Against Everton, at full speed on-field referee Michael Oliver felt that Dwight McNeil had illegally interjected his leg into Jack Clarke’s backswing. The video ref thought it “clear and obvious” from a video still that McNeil’s leg had been planted there (possibly at the dawn of time) and Clarke had irrationally decided his shooting action could somehow pass through it. Ref’s call but not for thee.

Last week, the on-field referee Lewis Smith decided at full speed that the “contact with consequence” that Harry Clarke exerted on Keane Lewis-Potter took place outside the penalty area, even if both players eventually fell into the box. That time “ref’s call” apparently didn’t even need to be respected because where a foul takes place is not a question of subjective judgement but an objective fact, so we were spared the formality of Smith going to the monitor.
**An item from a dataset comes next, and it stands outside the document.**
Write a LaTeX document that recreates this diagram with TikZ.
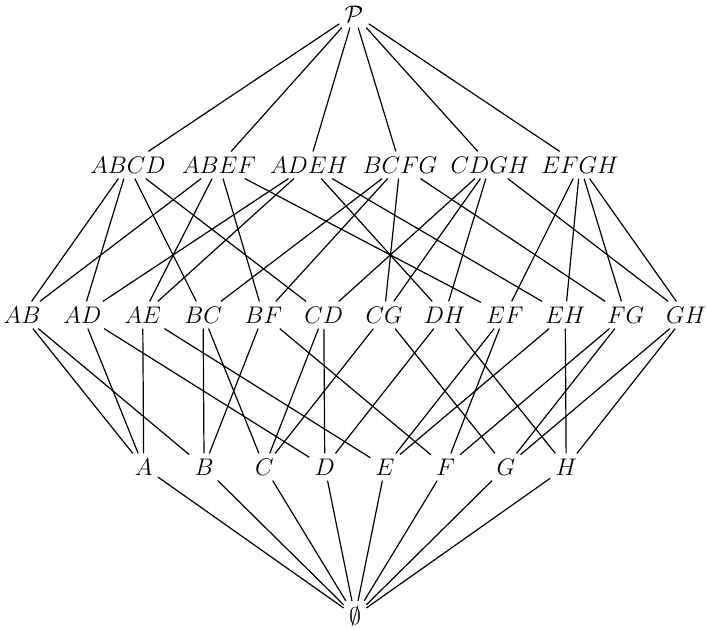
\documentclass[tikz,border=0pt]{standalone}
\begin{document}
\begin{tikzpicture}[x=0.5pt,y=-0.5pt,
  lat/.style={font=\fontsize{12}{14}\selectfont, inner sep=2.5pt},
  edge/.style={line width=0.6pt}]
\useasboundingbox (0,0) rectangle (708,630);
\node[lat] (P) at (354,14) {$\mathcal{P}$};
\foreach \n/\x in {ABCD/128,ABEF/219,ADEH/309,BCFG/400,CDGH/490,EFGH/580}
  \node[lat] (\n) at (\x,165) {$\n$};
\foreach \n [count=\i from 0] in {AB,AD,AE,BC,BF,CD,CG,DH,EF,EH,FG,GH}
  \node[lat] (\n) at ({22+60.36*\i},315) {$\n$};
\foreach \n [count=\i from 0] in {A,B,C,D,E,F,G,H}
  \node[lat] (\n) at ({143.7+60.36*\i},467) {$\n$};
\node[lat] (0) at (355,616) {$\emptyset$};
\foreach \n in {ABCD,ABEF,ADEH,BCFG,CDGH,EFGH} \draw[edge] (P) -- (\n);
\foreach \f/\e in {ABCD/AB,ABCD/AD,ABCD/BC,ABCD/CD,
  ABEF/AB,ABEF/AE,ABEF/BF,ABEF/EF,
  ADEH/AD,ADEH/AE,ADEH/DH,ADEH/EH,
  BCFG/BC,BCFG/BF,BCFG/CG,BCFG/FG,
  CDGH/CD,CDGH/CG,CDGH/DH,CDGH/GH,
  EFGH/EF,EFGH/EH,EFGH/FG,EFGH/GH} \draw[edge] (\f) -- (\e);
\foreach \e/\a/\b in {AB/A/B,AD/A/D,AE/A/E,BC/B/C,BF/B/F,CD/C/D,CG/C/G,DH/D/H,EF/E/F,EH/E/H,FG/F/G,GH/G/H}
  {\draw[edge] (\e) -- (\a); \draw[edge] (\e) -- (\b);}
\foreach \v in {A,B,C,D,E,F,G,H} \draw[edge] (\v) -- (0);
\end{tikzpicture}
\end{document}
Much of the first year of the history degree I teach on is dedicated to discussing what it is to know a historical fact.1 Next year I might suggest we skip any discussion of post-structuralist and materialist conceptions of history and have the students proceed directly to debating the PGMOL’s definitions of subjectivity and objectivity. Potential coursework question, “To what extent can one know empirically what constitutes the beginning and end of a foul?”
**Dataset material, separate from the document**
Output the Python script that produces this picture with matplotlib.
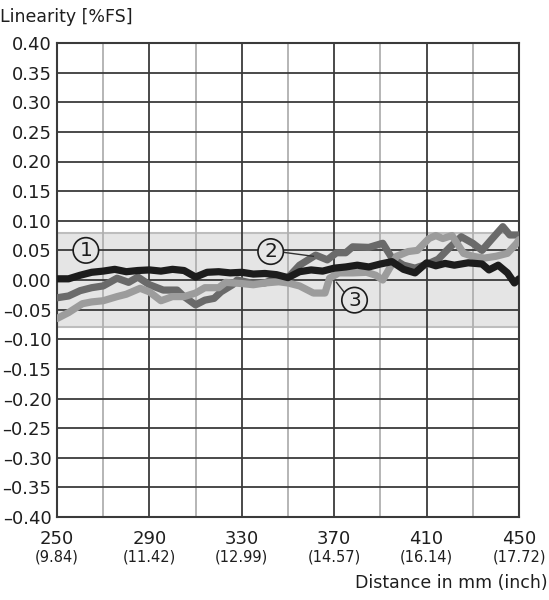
import matplotlib
matplotlib.use("Agg")
import matplotlib.pyplot as plt
import matplotlib.transforms as mtransforms

# ---- data ----
x1 = [250, 255, 260, 265, 270, 275, 280, 285, 290, 295, 300, 305, 310, 315, 320, 325, 330,
      335, 340, 345, 350, 355, 360, 365, 370, 375, 380, 385, 390, 395, 400, 405, 410, 414,
      418, 422, 428, 434, 437, 441, 445, 448, 450]
y1 = [0.002, 0.002, 0.008, 0.013, 0.015, 0.018, 0.014, 0.016, 0.017, 0.015, 0.018, 0.016, 0.005,
      0.013, 0.014, 0.012, 0.013, 0.010, 0.011, 0.009, 0.004, 0.014, 0.017, 0.015, 0.020, 0.022,
      0.025, 0.022, 0.027, 0.031, 0.018, 0.012, 0.029, 0.024, 0.028, 0.025, 0.029, 0.027, 0.017,
      0.025, 0.012, -0.005, 0.002]

x2 = [250, 255, 260, 265, 270, 276, 281, 285, 290, 296, 302, 305, 310, 314, 318, 321, 326, 328,
      334, 340, 344, 350, 355, 362, 367, 371, 375, 378, 385, 391, 395, 400, 405, 411, 415, 420,
      425, 430, 434, 438, 443, 446, 450]
y2 = [-0.030, -0.027, -0.018, -0.013, -0.010, 0.003, -0.004, 0.005, -0.008, -0.017, -0.017,
      -0.028, -0.042, -0.034, -0.031, -0.020, -0.008, 0.000, -0.005, -0.005, 0.002, 0.004, 0.025,
      0.042, 0.034, 0.046, 0.046, 0.056, 0.055, 0.062, 0.037, 0.025, 0.020, 0.028, 0.035, 0.055,
      0.073, 0.062, 0.050, 0.068, 0.090, 0.076, 0.076]

x3 = [250, 255, 261, 265, 270, 276, 280, 286, 290, 295, 300, 305, 310, 314, 320, 323, 330, 335,
      340, 346, 350, 355, 361, 366, 368, 372, 378, 384, 388, 391, 397, 402, 406, 411, 414, 417,
      421, 426, 430, 435, 440, 445, 449, 450]
y3 = [-0.065, -0.055, -0.040, -0.037, -0.035, -0.028, -0.024, -0.014, -0.020, -0.035, -0.028,
      -0.028, -0.022, -0.013, -0.013, -0.004, -0.006, -0.008, -0.005, -0.003, -0.005, -0.010,
      -0.022, -0.022, 0.003, 0.012, 0.012, 0.013, 0.008, 0.000, 0.040, 0.048, 0.050, 0.070,
      0.075, 0.070, 0.075, 0.045, 0.040, 0.037, 0.040, 0.045, 0.062, 0.068]

band_limits = [-0.08, 0.08]
mm_ticks = [250, 290, 330, 370, 410, 450]
inch_labels = ["(9.84)", "(11.42)", "(12.99)", "(14.57)", "(16.14)", "(17.72)"]
minor_ticks = [270, 310, 350, 390, 430]
y_ticks = [0.40, 0.35, 0.30, 0.25, 0.20, 0.15, 0.10, 0.05, 0.00, -0.05, -0.10, -0.15,
           -0.20, -0.25, -0.30, -0.35, -0.40]
y_ticklabels = ["0.40", "0.35", "0.30", "0.25", "0.20", "0.15", "0.10", "0.05", "0.00",
                "\u20130.05", "\u20130.10", "\u20130.15", "\u20130.20", "\u20130.25",
                "\u20130.30", "\u20130.35", "\u20130.40"]
labels = ["1", "2", "3"]
label_pos = [(262.5, 0.05), (342.5, 0.048), (378.8, -0.034)]

plt.rcParams['font.family'] = ['DejaVu Sans']

fig = plt.figure(figsize=(5.49, 6.00), dpi=100)
ax = fig.add_axes([57/549, (600-517)/600, (519-57)/549, (517-43)/600])

ax.set_xlim(250, 450)
ax.set_ylim(-0.40, 0.40)

# band
ax.axhspan(band_limits[0], band_limits[1], facecolor='#e5e5e5', edgecolor='#bdbdbd',
           linewidth=1.5, zorder=0)

# grid
for xm in minor_ticks:
    ax.axvline(xm, color='#b0b0b0', lw=1.3, zorder=1)
for xm in mm_ticks:
    ax.axvline(xm, color='#3a3a3a', lw=1.3, zorder=1)
for yv in y_ticks:
    ax.axhline(yv, color='#3a3a3a', lw=1.3, zorder=1)

# curves
ax.plot(x2, y2, color='#6a6a6a', lw=5.2, solid_joinstyle='round', solid_capstyle='round', zorder=3)
ax.plot(x3, y3, color='#9c9c9c', lw=5.2, solid_joinstyle='round', solid_capstyle='round', zorder=4)
ax.plot(x1, y1, color='#1c1c1c', lw=5.2, solid_joinstyle='round', solid_capstyle='round', zorder=5)

# leader lines
ax.plot([347.5, 361.0], [0.047, 0.040], color='#333333', lw=1.0, zorder=6)
ax.plot([375.0, 371.0], [-0.024, -0.004], color='#333333', lw=1.0, zorder=6)

for lab, (lx, ly) in zip(labels, label_pos):
    ax.text(lx, ly, lab, ha='center', va='center', fontsize=14.5, color='#1c1c1c', zorder=7,
            bbox=dict(boxstyle='circle,pad=0.16', facecolor='#e5e5e5', edgecolor='#1c1c1c',
                      linewidth=1.2))

for s in ax.spines.values():
    s.set_color('#3a3a3a')
    s.set_linewidth(1.5)

ax.set_yticks(y_ticks)
ax.set_yticklabels(y_ticklabels, fontsize=13, color='#1e1e1e')
ax.set_xticks(mm_ticks)
ax.set_xticklabels([str(v) for v in mm_ticks], fontsize=13, color='#1e1e1e')
ax.tick_params(axis='y', length=0, pad=4)
ax.tick_params(axis='x', length=0, pad=9)

offset = mtransforms.ScaledTranslation(0, -33/100, fig.dpi_scale_trans)
for xm, il in zip(mm_ticks, inch_labels):
    ax.text(xm, -0.40, il, transform=ax.transData + offset, ha='center', va='top',
            fontsize=10.5, color='#1e1e1e')

fig.text(0.0, (600-17)/600, "Linearity [%FS]", ha='left', va='center', fontsize=12.5, color='#1e1e1e')
fig.text(548/549, (600-583)/600, "Distance in mm (inch)", ha='right', va='center', fontsize=12.5,
         color='#1e1e1e')

fig.savefig("out.png", dpi=100)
In my, admittedly partisan, estimation, Fatawu on Chaplin was as clear a penalty as Davis on Savinho, and Robinson’s original decision was less defensible than in the cases of McNeil on Clarke (J) and Clarke (H) on Lewis-Potter. Yet that’s not really the galling thing. My first reaction to hearing about the “Ref’s Call” directive was that it would be something else for officials to be inconsistent over. To properly work, the video refs would have to let some bad decisions stand and stick to their guns when they caught flak for it. 

Inevitably this would be something they would feel more comfortable doing against lower profile clubs, where the price for letting the original call stand was just Gary Lineker having a chuckle about it on MOTD. The result of this process from our perspective is that VAR feels like a fail-safe for ensuring Ipswich Town don’t get any big marginal calls. Got away with a free kick close to the edge of the box? Not so fast, buh. Softish penalty? Yoink, not for you.

Clear and obvious penalty you haven’t got? Well, the bar for overturning these things is very high, see. The mechanics of this machine are designed to chew us up and spit us out.

I suppose I could find a way to rationalise all this. Maybe, these are just the same old marginal calls that every football supporter up and down the land complains about. However much a pattern seems to be forming, they all have their individual explanations, even if sometimes that explanation is just “we made a mistake” or “bad luck, tough titty”.

But sometimes isn’t it better to take the fury home with you? Right now, I’d rather leave angry than dejected. Anger is an energy and I am energised as all hell now. We played well and they scammed us out of our two points. So what? That’s nothing. We have 28 games to make more points. Leicester maintained almost their entire first team from last season and even with our complicated summer refurbishment we’re already better than they are and improving. I’ll take our odds on catching five points on that lot.

Ipswich players huddle in their own half, pre-kick off of Ipswich-Leicester

After ten games, we are 18th. We have led in five games and not won. We’ve got half a point a game. We have pundits giggling at our players and manager. People are writing off our boys, both the new signings and old hands, but we can see so many of them kicking on in front of us. I swear something is brewing here.

For a few weeks the only thing to do was get depressed because our own errors were killing us. Now we’re furious because of soft yellows, every marginal call going against us, one-sided VAR interventions. We’re angry and we’re mobilised. Fuck ‘em. No justice, just us.2 Let’s go.